Pakistani legislators have cast their votes for president in a controversial election, and President Pervez Musharraf is the victor, as expected. But the Supreme Court could later overturn the result, and its decision will not be known for more than a week. Daniel Schearf explains in Islamabad.
Only lawmakers from Pakistan's national and provincial parliaments voted for president Saturday.
General Pervez Musharraf's supporters have a majority in the parliaments, so it was expected that he would win another five-year term as president.
But that does not mean he has popular support. The public did not participate in the election, and many people, like 47-year-old Tariq, say the vote is illegitimate.
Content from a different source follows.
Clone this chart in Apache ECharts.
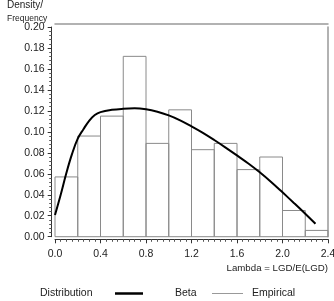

"I don't think it's [an] election because the opposition has already given their resignations against the presidential election. So, this presidential election has no value in my point of view," he said.
Before the vote took place, almost 200 opposition legislators resigned their parliamentary seats in protest. They argue that as head of the army, Mr. Musharraf is not allowed to run for president. They also said the election should be postponed until new parliaments convene next year.
Legislators from Pakistan's largest political party, the Pakistan People's Party (PPP) did not resign, but they joined in the protest by abstaining from Saturday's vote.
The PPP's leader, former Prime Minister Benazir Bhutto, made a deal with Mr. Musharraf Friday: her party would give the vote legitimacy by not resigning, in return for the dropping of corruption charges against her and other former party officials.
The negotiations have subjected them both to accusations of political opportunism. Talat Masood is a retired general and political analyst. He says the political wheeling and dealing has moved Pakistan toward instability.
"What the country needs today is strengthening of the rule of law, strengthening of institutions and not taking any action which further weakens them. And I think these compromises etcetera are further weakening the state. They may be strengthening these individuals in some form, but they are definitely weakening the state," said Masood.
Saturday's vote could still be nullified by the Supreme Court. The court ruled Friday that the election could go ahead, but said the result will not be official until it rules on Mr. Musharraf's eligibility to run for re-election while still in uniform. That decision is not expected until later this month.